The Edge That Actually Matters
After running this setup across hundreds of SAND trades over the past two years, the consistent edge isn’t the order block identification itself — that’s learnable in a weekend. The edge is patience. Waiting for the mitigation. Waiting for the return test. Waiting for volume confirmation. Waiting for the sweep to complete. Most traders see three of those five elements and convince themselves they have a valid setup. Then they wonder why their win rate hovers around 40% despite “perfect” entries.
The difference between profitable traders and consistent losers in SAND USDT futures isn’t intelligence or even strategy. It’s willingness to pass on 70% of setups that look good but don’t meet every criteria. That sounds inefficient. It’s not. It’s the difference between betting on coin flips with negative expectancy and waiting for coin flips where the odds actually favor you. Order block reversals give you exactly that — a setup where institutional flow supports your direction, assuming you wait for the confirmation that institutions have actually positioned.
So next time you’re staring at a SAND chart with that familiar FOMO crawling up your spine, remember: the setup isn’t a setup until the block breaks, mitigates, and returns for testing. Until then, you’re not trading order blocks. You’re gambling with institutional leftovers. There’s a difference, and your account balance reflects whether you’ve learned to spot it.
❓ Frequently Asked Questions
What is an order block in futures trading?
An order block is a price zone where significant institutional trading activity occurred, typically visible as a cluster of candles in one direction followed by a strong impulse move.
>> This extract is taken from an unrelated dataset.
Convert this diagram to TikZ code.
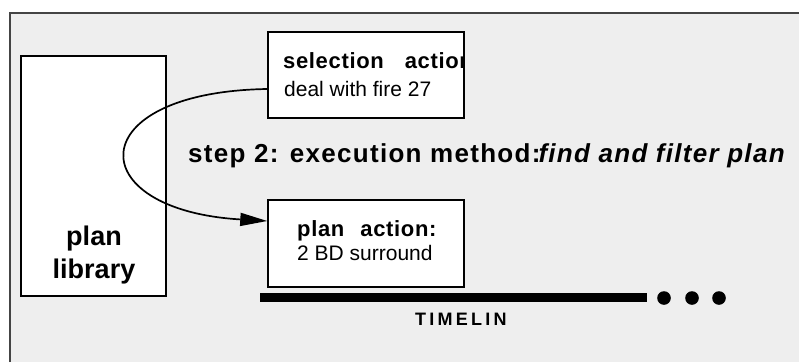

In futures trading, order blocks represent zones where large traders either accumulated or distributed positions, making them key reference points for identifying potential reversal or continuation areas.
How do you identify a reversal setup using order blocks?
A reversal setup forms when an order block gets fully mitigated — meaning price trades completely through it — and then returns to test that broken zone. The reversal confirmation comes from price rejecting off the retest, typically with lower volume than the initial mitigation. This sequence indicates institutions swept retail orders before repositioning in the opposite direction.
What timeframe works best for SAND USDT order block trading?
The 1-hour and 4-hour timeframes provide the most reliable order block structures for SAND USDT perpetual futures. Lower timeframes like 5-minute or 15-minute can work for scalping but generate more noise and false signals. Always check higher timeframes for trend direction before executing on lower timeframe setups.
How much leverage should I use for order block reversal trades?
Conservative leverage between 5x and 10x is recommended for order block reversal trades, especially given SAND’s volatility. Higher leverage like 20x or 50x increases liquidation risk during the liquidity sweep phase that typically precedes reversals. Your position size and stop loss distance matter more than leverage percentage.
What is a liquidity sweep in futures trading?
A liquidity sweep occurs when price moves quickly beyond key technical levels — like order block lows or obvious stop loss areas — before immediately reversing direction. Institutions use liquidity sweeps to fill their orders against retail traders’ stops before driving price in their actual intended direction. Recognizing liquidity sweeps is essential for timing order block reversal entries correctly.